We stress the importance of understanding the role of chance in an inferential setting because regression for inference requires an explicit model of the chance process. We do not want the student to memorize a list of rules that must be met or, worse, assumed. Instead, our goal is true understanding of different models of chance and their implications for regression analysis in an inferential setting. Thus, much of the presentation in the rest of the book is built on the idea of sampling and sampling error. Although proceeding with caution over some difficult terrain, we do count on prior knowledge of elementary statistical inference.
In this chapter we discuss a simple model for the data generation process first used by astronomers as a way of combining measurements of celestial bodies to estimate their true orbits. The problem these scientists faced was that, despite strong theoretical evidence that planets ought to orbit along smooth curves, their measurements did not all fit on a single curve. They realized that the data resulted from imperfect measurements of the exact location of the planets. The scientists’ task was somehow to reconcile the data to come up with a single best estimate of the true orbit. In this endeavor astronomers realized that, in general, it was a good practice to make use of all the observations. The question was how. The solution ultimately depended on arriving at a satisfactory model of the data generation process.
We begin with this model in a book dedicated to econometrics because it serves as an easily understandable bridge from the data generation processes of basic statistics (what we have called the coin-flip and polling box models) to the classical econometric model of Chapter 13. Sections 11.2 through 11.5 discuss a univariate problem in which we measure a single quantity repeatedly. We will show how the basic models of the data generating process reviewed in Chapter 10 can be modified to work out the properties of the sample average in this measurement problem. In Section 11.6, a crucial conceptual leap is made by extending the measurement box model to the problem of the relationship between two variables estimated via a bivariate regression.
Chapters 11 through 13 present three different descriptions of the data generation process. In Chapter 13, we point out that, mathematically speaking, the measurement box model of this chapter and the classical econometric model of Chapter 13 are identical.

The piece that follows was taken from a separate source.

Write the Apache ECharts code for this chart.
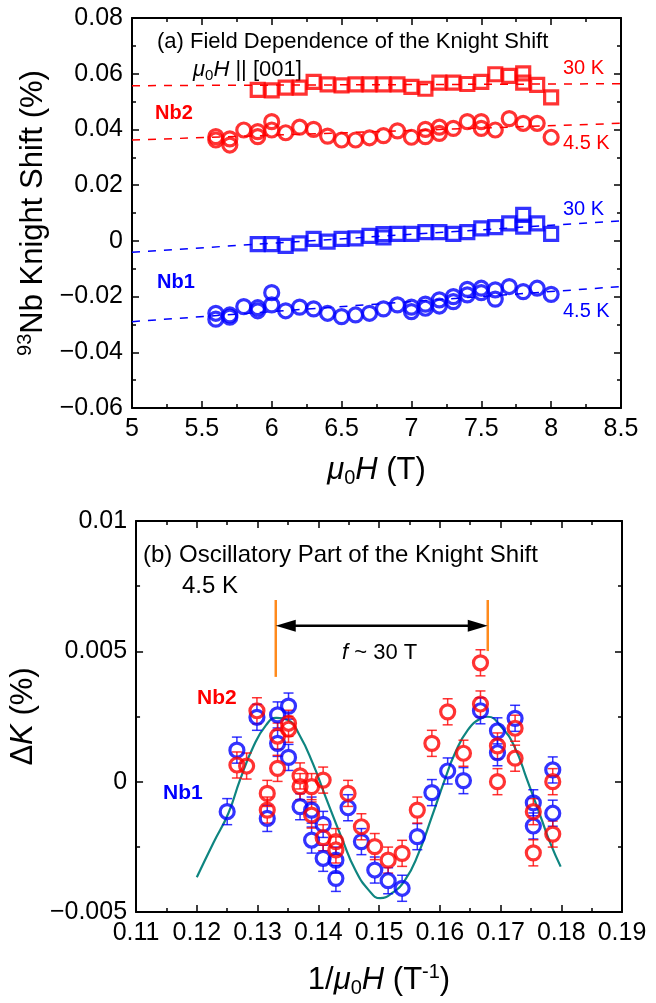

Why do we distinguish between them? We do so because we wish to stress that one must have a coherent, plausible explanation for the data generation process before one proceeds to statistical inference. The measurement box model of this chapter assigns very different roles to chance error than does the classical econometric model.
This chapter also demonstrates two complementary approaches applied throughout the rest of the book: the box model, which facilitates comprehension of the data generating process, and Monte Carlo simulation, which enables us to approximate the distribution of estimates obtained according to a specified data generating process.